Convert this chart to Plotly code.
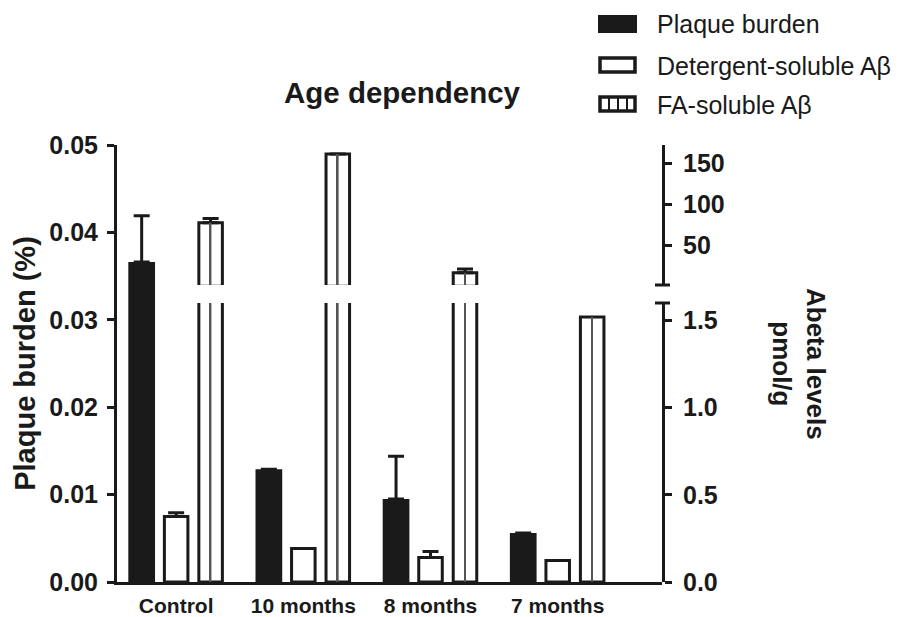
import plotly.graph_objects as go

# ---------------- data ----------------
categories = ["Control", "10 months", "8 months", "7 months"]
series_names = ["Plaque burden", "Detergent-soluble A\u03b2", "FA-soluble A\u03b2"]

plaque = [0.0366, 0.0129, 0.0095, 0.0056]          # left axis (%)
plaque_err = [0.0053, None, 0.0049, None]

detergent = [0.375, 0.192, 0.141, 0.124]            # right axis (pmol/g)
detergent_err = [0.022, None, 0.034, None]

fa = [77.5, 161.0, 16.5, 1.52]                      # right axis (pmol/g)
fa_err = [5.0, None, 4.5, None]

left_ticks = [0.0, 0.01, 0.02, 0.03, 0.04, 0.05]
right_low_ticks = [0.0, 0.5, 1.0, 1.5]
right_high_ticks = [50, 100, 150]

# ---------------- layout constants ----------------
W, H = 900, 617
ML, MR, MT, MB = 117, 238, 145, 35
PW, PH = W - ML - MR, H - MT - MB
FONT = "Liberation Sans, Arial, Helvetica, sans-serif"
INK = "#1a1a1a"

LOW_BREAK = 1.6
LOW_TOP = (582 - 303) / PH        # domain top of lower right segment
HIGH_BOTTOM = (582 - 285) / PH    # domain bottom of upper right segment


def px_x(px):
    return (px - ML) / PW


def px_y(py):
    return (582 - py) / PH


err_style = dict(type="data", symmetric=False, color=INK, thickness=3, width=8)

fig = go.Figure()

# Plaque burden (left axis)
fig.add_trace(go.Bar(
    x=categories, y=plaque, yaxis="y", name=series_names[0],
    offset=-0.376, width=0.21,
    marker=dict(color=INK, line=dict(width=0)),
    error_y=dict(array=plaque_err, arrayminus=[0] * 4, **err_style),
    showlegend=False,
))

# Detergent-soluble (right, lower segment)
fig.add_trace(go.Bar(
    x=categories, y=detergent, yaxis="y2", name=series_names[1],
    offset=-0.0925, width=0.185,
    marker=dict(color="white", line=dict(color=INK, width=3)),
    error_y=dict(array=detergent_err, arrayminus=[0] * 4, **err_style),
    showlegend=False,
))

# FA-soluble, drawn in the lower and upper segments of the broken axis
fa_upper = [v if v > LOW_BREAK else None for v in fa]
for ax, vals, with_err in (("y2", fa, False), ("y3", fa_upper, True)):
    kw = {}
    if with_err:
        kw["error_y"] = dict(array=fa_err, arrayminus=[0] * 4, **err_style)
    fig.add_trace(go.Bar(
        x=categories, y=vals, yaxis=ax, name=series_names[2],
        offset=0.1785, width=0.185,
        marker=dict(color="white", line=dict(color=INK, width=3)),
        showlegend=False, **kw,
    ))
    # vertical stripe in the middle of FA bars
    fig.add_trace(go.Bar(
        x=categories, y=vals, yaxis=ax, name=series_names[2],
        offset=0.2645, width=0.013,
        marker=dict(color="#555555", line=dict(width=0)),
        showlegend=False, hoverinfo="skip",
    ))

tick_font = dict(family=FONT, size=25, color=INK, weight="bold")
axis_common = dict(showline=True, linewidth=3, linecolor=INK, ticks="outside",
                   ticklen=7, tickwidth=3, tickcolor=INK, showgrid=False,
                   zeroline=False, automargin=False, tickfont=tick_font)

fig.update_layout(
    width=W, height=H,
    margin=dict(l=ML, r=MR, t=MT, b=MB),
    template="none",
    paper_bgcolor="white", plot_bgcolor="rgba(0,0,0,0)",
    barmode="overlay",
    showlegend=False,
    font=dict(family=FONT, color=INK),
    title=dict(text="Age dependency", x=402 / W, y=1 - 93 / H,
               xref="container", yref="container", xanchor="center", yanchor="middle",
               font=dict(family=FONT, size=29.5, color=INK, weight="bold")),
    xaxis=dict(type="category", range=[-0.465, 3.82], showline=True, linewidth=3,
               linecolor=INK, ticks="", showgrid=False, zeroline=False,
               automargin=False, anchor="y", ticklabelstandoff=3,
               tickfont=dict(family=FONT, size=21, color=INK, weight="bold")),
    yaxis=dict(range=[0, 0.05], tickvals=left_ticks, tickformat=".2f",
               domain=[0, 1], anchor="x", ticklabelstandoff=4,
               title=dict(text="Plaque burden (%)", standoff=6,
                          font=dict(family=FONT, size=29, color=INK, weight="bold")),
               **axis_common),
    yaxis2=dict(range=[0, LOW_BREAK], tickvals=right_low_ticks, tickformat=".1f",
                domain=[0, LOW_TOP], anchor="x", side="right", ticklabelstandoff=6,
                **axis_common),
    yaxis3=dict(range=[LOW_BREAK, 172], tickvals=right_high_ticks,
                domain=[HIGH_BOTTOM, 1], anchor="x", side="right", ticklabelstandoff=6,
                **axis_common),
)

shapes = []
# break caps on the right axis
for yy in (LOW_TOP, HIGH_BOTTOM):
    shapes.append(dict(type="line", xref="paper", yref="paper",
                       x0=px_x(655), x1=px_x(670), y0=yy, y1=yy,
                       line=dict(color=INK, width=3)))

# custom legend icons
shapes.append(dict(type="rect", xref="paper", yref="paper",
                   x0=px_x(599), x1=px_x(636), y0=px_y(32), y1=px_y(16),
                   fillcolor=INK, line=dict(color=INK, width=2)))
shapes.append(dict(type="rect", xref="paper", yref="paper",
                   x0=px_x(600), x1=px_x(635), y0=px_y(72), y1=px_y(58),
                   fillcolor="white", line=dict(color=INK, width=3.5)))
shapes.append(dict(type="rect", xref="paper", yref="paper",
                   x0=px_x(600), x1=px_x(635), y0=px_y(111), y1=px_y(97),
                   fillcolor="white", line=dict(color=INK, width=3.5)))
for lx in (609, 618, 627):
    shapes.append(dict(type="line", xref="paper", yref="paper",
                       x0=px_x(lx), x1=px_x(lx), y0=px_y(111), y1=px_y(97),
                       line=dict(color=INK, width=2)))

annotations = []
for name, yc in zip(series_names, (24, 66, 105)):
    annotations.append(dict(text=name, xref="paper", yref="paper",
                            x=px_x(655), y=px_y(yc), xanchor="left", yanchor="middle",
                            showarrow=False,
                            font=dict(family=FONT, size=25, color=INK)))

annotations.append(dict(text="Abeta levels<br>pmol/g", xref="paper", yref="paper",
                        x=px_x(799), y=px_y(364), xanchor="center", yanchor="middle",
                        textangle=90, showarrow=False,
                        font=dict(family=FONT, size=26, color=INK, weight="bold")))

fig.update_layout(shapes=shapes, annotations=annotations)

fig.write_html(
    "out.html",
    config={"displayModeBar": False},
    post_script="document.body.style.margin='0';document.body.style.overflow='hidden';",
)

───

What this task involves: In your copy of the listing above, reproduce each line exactly and omit all pictures.

Final answer:
Convert this chart to Plotly code.
import plotly.graph_objects as go

# ---------------- data ----------------
categories = ["Control", "10 months", "8 months", "7 months"]
series_names = ["Plaque burden", "Detergent-soluble A\u03b2", "FA-soluble A\u03b2"]

plaque = [0.0366, 0.0129, 0.0095, 0.0056]          # left axis (%)
plaque_err = [0.0053, None, 0.0049, None]

detergent = [0.375, 0.192, 0.141, 0.124]            # right axis (pmol/g)
detergent_err = [0.022, None, 0.034, None]

fa = [77.5, 161.0, 16.5, 1.52]                      # right axis (pmol/g)
fa_err = [5.0, None, 4.5, None]

left_ticks = [0.0, 0.01, 0.02, 0.03, 0.04, 0.05]
right_low_ticks = [0.0, 0.5, 1.0, 1.5]
right_high_ticks = [50, 100, 150]

# ---------------- layout constants ----------------
W, H = 900, 617
ML, MR, MT, MB = 117, 238, 145, 35
PW, PH = W - ML - MR, H - MT - MB
FONT = "Liberation Sans, Arial, Helvetica, sans-serif"
INK = "#1a1a1a"

LOW_BREAK = 1.6
LOW_TOP = (582 - 303) / PH        # domain top of lower right segment
HIGH_BOTTOM = (582 - 285) / PH    # domain bottom of upper right segment


def px_x(px):
    return (px - ML) / PW


def px_y(py):
    return (582 - py) / PH


err_style = dict(type="data", symmetric=False, color=INK, thickness=3, width=8)

fig = go.Figure()

# Plaque burden (left axis)
fig.add_trace(go.Bar(
    x=categories, y=plaque, yaxis="y", name=series_names[0],
    offset=-0.376, width=0.21,
    marker=dict(color=INK, line=dict(width=0)),
    error_y=dict(array=plaque_err, arrayminus=[0] * 4, **err_style),
    showlegend=False,
))

# Detergent-soluble (right, lower segment)
fig.add_trace(go.Bar(
    x=categories, y=detergent, yaxis="y2", name=series_names[1],
    offset=-0.0925, width=0.185,
    marker=dict(color="white", line=dict(color=INK, width=3)),
    error_y=dict(array=detergent_err, arrayminus=[0] * 4, **err_style),
    showlegend=False,
))

# FA-soluble, drawn in the lower and upper segments of the broken axis
fa_upper = [v if v > LOW_BREAK else None for v in fa]
for ax, vals, with_err in (("y2", fa, False), ("y3", fa_upper, True)):
    kw = {}
    if with_err:
        kw["error_y"] = dict(array=fa_err, arrayminus=[0] * 4, **err_style)
    fig.add_trace(go.Bar(
        x=categories, y=vals, yaxis=ax, name=series_names[2],
        offset=0.1785, width=0.185,
        marker=dict(color="white", line=dict(color=INK, width=3)),
        showlegend=False, **kw,
    ))
    # vertical stripe in the middle of FA bars
    fig.add_trace(go.Bar(
        x=categories, y=vals, yaxis=ax, name=series_names[2],
        offset=0.2645, width=0.013,
        marker=dict(color="#555555", line=dict(width=0)),
        showlegend=False, hoverinfo="skip",
    ))

tick_font = dict(family=FONT, size=25, color=INK, weight="bold")
axis_common = dict(showline=True, linewidth=3, linecolor=INK, ticks="outside",
                   ticklen=7, tickwidth=3, tickcolor=INK, showgrid=False,
                   zeroline=False, automargin=False, tickfont=tick_font)

fig.update_layout(
    width=W, height=H,
    margin=dict(l=ML, r=MR, t=MT, b=MB),
    template="none",
    paper_bgcolor="white", plot_bgcolor="rgba(0,0,0,0)",
    barmode="overlay",
    showlegend=False,
    font=dict(family=FONT, color=INK),
    title=dict(text="Age dependency", x=402 / W, y=1 - 93 / H,
               xref="container", yref="container", xanchor="center", yanchor="middle",
               font=dict(family=FONT, size=29.5, color=INK, weight="bold")),
    xaxis=dict(type="category", range=[-0.465, 3.82], showline=True, linewidth=3,
               linecolor=INK, ticks="", showgrid=False, zeroline=False,
               automargin=False, anchor="y", ticklabelstandoff=3,
               tickfont=dict(family=FONT, size=21, color=INK, weight="bold")),
    yaxis=dict(range=[0, 0.05], tickvals=left_ticks, tickformat=".2f",
               domain=[0, 1], anchor="x", ticklabelstandoff=4,
               title=dict(text="Plaque burden (%)", standoff=6,
                          font=dict(family=FONT, size=29, color=INK, weight="bold")),
               **axis_common),
    yaxis2=dict(range=[0, LOW_BREAK], tickvals=right_low_ticks, tickformat=".1f",
                domain=[0, LOW_TOP], anchor="x", side="right", ticklabelstandoff=6,
                **axis_common),
    yaxis3=dict(range=[LOW_BREAK, 172], tickvals=right_high_ticks,
                domain=[HIGH_BOTTOM, 1], anchor="x", side="right", ticklabelstandoff=6,
                **axis_common),
)

shapes = []
# break caps on the right axis
for yy in (LOW_TOP, HIGH_BOTTOM):
    shapes.append(dict(type="line", xref="paper", yref="paper",
                       x0=px_x(655), x1=px_x(670), y0=yy, y1=yy,
                       line=dict(color=INK, width=3)))

# custom legend icons
shapes.append(dict(type="rect", xref="paper", yref="paper",
                   x0=px_x(599), x1=px_x(636), y0=px_y(32), y1=px_y(16),
                   fillcolor=INK, line=dict(color=INK, width=2)))
shapes.append(dict(type="rect", xref="paper", yref="paper",
                   x0=px_x(600), x1=px_x(635), y0=px_y(72), y1=px_y(58),
                   fillcolor="white", line=dict(color=INK, width=3.5)))
shapes.append(dict(type="rect", xref="paper", yref="paper",
                   x0=px_x(600), x1=px_x(635), y0=px_y(111), y1=px_y(97),
                   fillcolor="white", line=dict(color=INK, width=3.5)))
for lx in (609, 618, 627):
    shapes.append(dict(type="line", xref="paper", yref="paper",
                       x0=px_x(lx), x1=px_x(lx), y0=px_y(111), y1=px_y(97),
                       line=dict(color=INK, width=2)))

annotations = []
for name, yc in zip(series_names, (24, 66, 105)):
    annotations.append(dict(text=name, xref="paper", yref="paper",
                            x=px_x(655), y=px_y(yc), xanchor="left", yanchor="middle",
                            showarrow=False,
                            font=dict(family=FONT, size=25, color=INK)))

annotations.append(dict(text="Abeta levels<br>pmol/g", xref="paper", yref="paper",
                        x=px_x(799), y=px_y(364), xanchor="center", yanchor="middle",
                        textangle=90, showarrow=False,
                        font=dict(family=FONT, size=26, color=INK, weight="bold")))

fig.update_layout(shapes=shapes, annotations=annotations)

fig.write_html(
    "out.html",
    config={"displayModeBar": False},
    post_script="document.body.style.margin='0';document.body.style.overflow='hidden';",
)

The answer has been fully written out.